Entries from a dataset

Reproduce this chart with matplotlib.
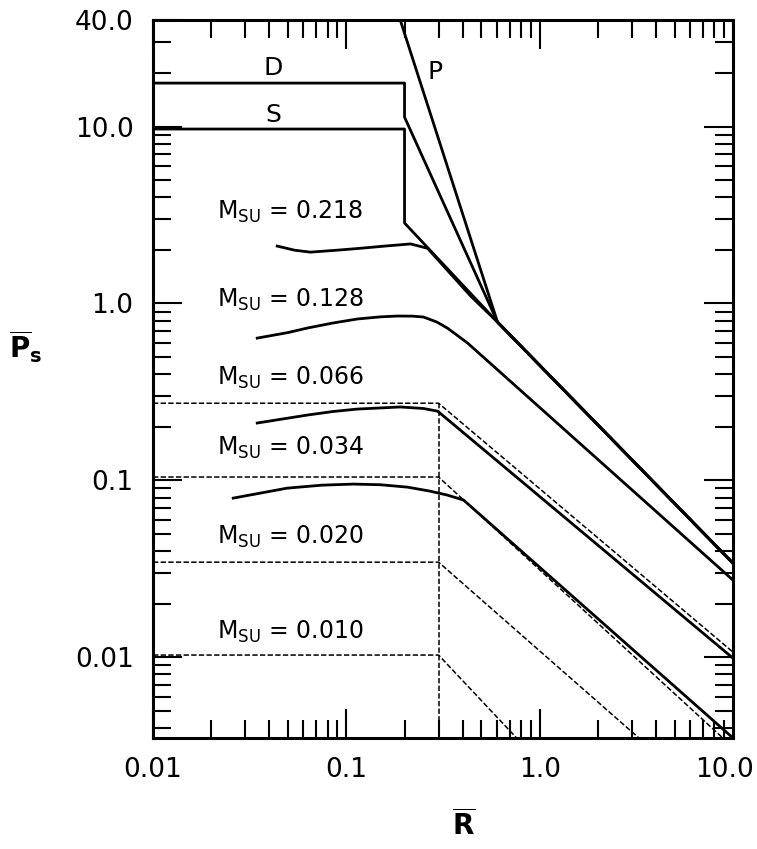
import matplotlib
matplotlib.use("Agg")
import matplotlib.pyplot as plt
import matplotlib.transforms as mtransforms
from matplotlib.ticker import LogLocator, FixedLocator, FixedFormatter, NullFormatter

plt.rcParams['font.family'] = 'DejaVu Sans'
plt.rcParams['mathtext.default'] = 'regular'

# --- data (R, Ps) ---
# D and S limits with the common P line
d_x = [0.01, 0.2, 0.2, 0.605, 10.0]
d_y = [17.6, 17.6, 11.3, 0.785, 0.034]
s_x = [0.01, 0.2, 0.2, 0.605, 10.0]
s_y = [9.68, 9.68, 2.85, 0.785, 0.034]
p_x = [0.19, 0.605, 10.0]
p_y = [40.0, 0.785, 0.034]

# solid curves for each M_SU
m218_x = [0.0439, 0.054, 0.065, 0.0894, 0.118, 0.158, 0.215, 0.263, 0.44, 0.605, 10.0]
m218_y = [2.11, 2.00, 1.95, 2.00, 2.05, 2.11, 2.17, 2.05, 1.10, 0.785, 0.034]
m128_x = [0.0346, 0.05, 0.0628, 0.085, 0.114, 0.15, 0.184, 0.22, 0.251, 0.294, 0.333, 0.375, 0.424, 10.0]
m128_y = [0.637, 0.685, 0.726, 0.775, 0.817, 0.840, 0.849, 0.848, 0.838, 0.785, 0.726, 0.66, 0.597, 0.0273]
m066_x = [0.0346, 0.0628, 0.085, 0.114, 0.19, 0.25, 0.297, 10.0]
m066_y = [0.211, 0.234, 0.245, 0.253, 0.26, 0.255, 0.246, 0.00989]
m034_x = [0.026, 0.0494, 0.075, 0.109, 0.15, 0.207, 0.27, 0.333, 0.404, 10.0]
m034_y = [0.0794, 0.0904, 0.094, 0.0953, 0.0945, 0.0916, 0.087, 0.0826, 0.0774, 0.0035]

# dashed bounds: level, knee at R=0.3, end point
dash_x = [[0.01, 0.3, 10.0],
          [0.01, 0.3, 10.0],
          [0.01, 0.3, 3.26],
          [0.01, 0.3, 0.76]]
dash_y = [[0.273, 0.273, 0.0107],
          [0.1045, 0.1045, 0.0031],
          [0.0345, 0.0345, 0.0035],
          [0.0103, 0.0103, 0.0035]]
vdash_x = [0.3, 0.3]
vdash_y = [0.273, 0.0035]

m_labels = ['0.218', '0.128', '0.066', '0.034', '0.020', '0.010']
m_label_y = [3.29, 1.045, 0.379, 0.152, 0.0478, 0.0139]

x_ticks = [0.01, 0.1, 1.0, 10.0]
x_ticklabels = ['0.01', '0.1', '1.0', '10.0']
y_ticks = [0.01, 0.1, 1.0, 10.0, 40.0]
y_ticklabels = ['0.01', '0.1', '1.0', '10.0', '40.0']

fig = plt.figure(figsize=(7.57, 8.49), dpi=100)
ax = fig.add_axes([153/757, 1-738/849, 580/757, 718/849])
ax.set_xscale('log')
ax.set_yscale('log')
ax.set_xlim(0.01, 10.0)
ax.set_ylim(0.0035, 40.0)

lw = 2.0
for xs, ys in [(d_x, d_y), (s_x, s_y), (p_x, p_y),
               (m218_x, m218_y), (m128_x, m128_y),
               (m066_x, m066_y), (m034_x, m034_y)]:
    ax.plot(xs, ys, color='black', lw=lw, solid_joinstyle='round')

for xs, ys in zip(dash_x, dash_y):
    ax.plot(xs, ys, color='black', lw=1.1, dashes=(3.5, 1.5))
ax.plot(vdash_x, vdash_y, color='black', lw=1.1, dashes=(3.5, 1.5))

for lab, yv in zip(m_labels, m_label_y):
    ax.text(0.0215, yv, r'$M_{SU}$ = ' + lab, fontsize=17, va='center', ha='left')

ax.text(0.0419, 21.4, 'D', fontsize=18, ha='center', va='center')
ax.text(0.0419, 11.6, 'S', fontsize=18, ha='center', va='center')
ax.text(0.289, 20.3, 'P', fontsize=18, ha='center', va='center')

ax.xaxis.set_major_locator(FixedLocator(x_ticks))
ax.xaxis.set_major_formatter(FixedFormatter(x_ticklabels))
ax.yaxis.set_major_locator(FixedLocator(y_ticks))
ax.yaxis.set_major_formatter(FixedFormatter(y_ticklabels))
for axis in [ax.xaxis, ax.yaxis]:
    axis.set_minor_locator(LogLocator(base=10, subs=range(2, 10)))
    axis.set_minor_formatter(NullFormatter())

ax.tick_params(which='both', direction='in', top=True, right=True, width=1.5)
ax.tick_params(which='major', length=21, labelsize=19, pad=14)
ax.tick_params(which='minor', length=13)
for sp in ax.spines.values():
    sp.set_linewidth(2.2)

ax.set_xlabel(r'$\overline{\mathbf{R}}$', fontsize=20)
ax.xaxis.set_label_coords(0.535, -0.1)
ax.set_ylabel(r'$\overline{\mathbf{P}}_{\mathbf{s}}$', fontsize=20, rotation=0)
ax.yaxis.set_label_coords(-0.22, 0.52)

# pull the last x label in so it stays inside the figure
fig.canvas.draw()
last = ax.get_xticklabels()[-1]
last.set_transform(last.get_transform() + mtransforms.ScaledTranslation(-9/100, 0, fig.dpi_scale_trans))

fig.savefig('out.png', dpi=100)
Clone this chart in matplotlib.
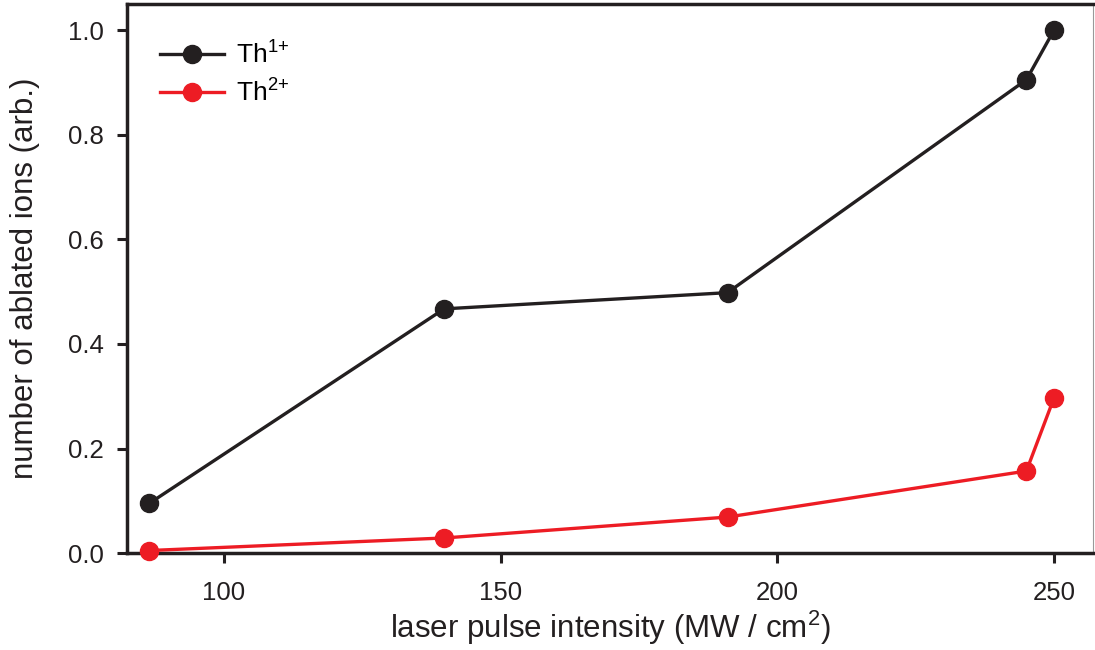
import matplotlib
matplotlib.use("Agg")
import matplotlib.pyplot as plt

plt.rcParams['font.family'] = ['Liberation Sans', 'DejaVu Sans']
plt.rcParams['mathtext.fontset'] = 'custom'
plt.rcParams['mathtext.rm'] = 'Liberation Sans'
plt.rcParams['mathtext.it'] = 'Liberation Sans:italic'
plt.rcParams['mathtext.default'] = 'regular'

# laser pulse intensity (MW / cm^2)
intensity = [86.5, 139.8, 191.0, 245.0, 250.0]
# normalised ion yields
th1 = [0.095, 0.467, 0.498, 0.905, 1.0]
th2 = [0.005, 0.029, 0.069, 0.157, 0.297]

x_ticks = [100, 150, 200, 250]
y_ticks = [0.0, 0.2, 0.4, 0.6, 0.8, 1.0]

black = '#231f20'
red = '#ed1c24'

fig = plt.figure(figsize=(10.95, 6.5), dpi=100)
ax = fig.add_axes([0.116, 0.149, 0.882, 0.845])

ax.plot(intensity, th1, '-o', color=black, lw=2.4, ms=13, label='Th$^{1{+}}$',
        clip_on=False, zorder=3)
ax.plot(intensity, th2, '-o', color=red, lw=2.4, ms=13, label='Th$^{2{+}}$',
        clip_on=False, zorder=3)

ax.set_xlim(82.5, 257)
ax.set_ylim(0.0, 1.05)
ax.set_xticks(x_ticks)
ax.set_yticks(y_ticks)
ax.set_yticklabels([f'{v:.1f}' for v in y_ticks])

for side in ('left', 'bottom', 'top'):
    ax.spines[side].set_linewidth(2.5)
    ax.spines[side].set_color(black)
ax.spines['right'].set_linewidth(0.8)
ax.spines['right'].set_color('#999999')

ax.tick_params(axis='both', direction='out', length=7, width=2.2, color=black,
               labelsize=18.5, labelcolor=black)
ax.tick_params(axis='x', pad=13)
ax.tick_params(axis='y', pad=9.5)
ax.tick_params(top=False, right=False)

ax.set_xlabel('laser pulse intensity (MW / cm$^2$)', fontsize=22.5, color=black,
              labelpad=3)
ax.set_ylabel('number of ablated ions (arb.)', fontsize=22.5, color=black,
              labelpad=20)

leg = ax.legend(loc='upper left', bbox_to_anchor=(0.01, 0.975), frameon=False,
                fontsize=19, handlelength=2.4, handletextpad=0.45,
                labelspacing=0.4)

fig.savefig('out.png', dpi=100)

- _THE REQUEST_: Keep to the lines between the line with "Clone this chart in matplotlib." and the line with "v in y_ticks])", inclusive, and transcribe them without pictures.

- _ANSWER_:
Clone this chart in matplotlib.
import matplotlib
matplotlib.use("Agg")
import matplotlib.pyplot as plt

plt.rcParams['font.family'] = ['Liberation Sans', 'DejaVu Sans']
plt.rcParams['mathtext.fontset'] = 'custom'
plt.rcParams['mathtext.rm'] = 'Liberation Sans'
plt.rcParams['mathtext.it'] = 'Liberation Sans:italic'
plt.rcParams['mathtext.default'] = 'regular'

# laser pulse intensity (MW / cm^2)
intensity = [86.5, 139.8, 191.0, 245.0, 250.0]
# normalised ion yields
th1 = [0.095, 0.467, 0.498, 0.905, 1.0]
th2 = [0.005, 0.029, 0.069, 0.157, 0.297]

x_ticks = [100, 150, 200, 250]
y_ticks = [0.0, 0.2, 0.4, 0.6, 0.8, 1.0]

black = '#231f20'
red = '#ed1c24'

fig = plt.figure(figsize=(10.95, 6.5), dpi=100)
ax = fig.add_axes([0.116, 0.149, 0.882, 0.845])

ax.plot(intensity, th1, '-o', color=black, lw=2.4, ms=13, label='Th$^{1{+}}$',
        clip_on=False, zorder=3)
ax.plot(intensity, th2, '-o', color=red, lw=2.4, ms=13, label='Th$^{2{+}}$',
        clip_on=False, zorder=3)

ax.set_xlim(82.5, 257)
ax.set_ylim(0.0, 1.05)
ax.set_xticks(x_ticks)
ax.set_yticks(y_ticks)
ax.set_yticklabels([f'{v:.1f}' for v in y_ticks])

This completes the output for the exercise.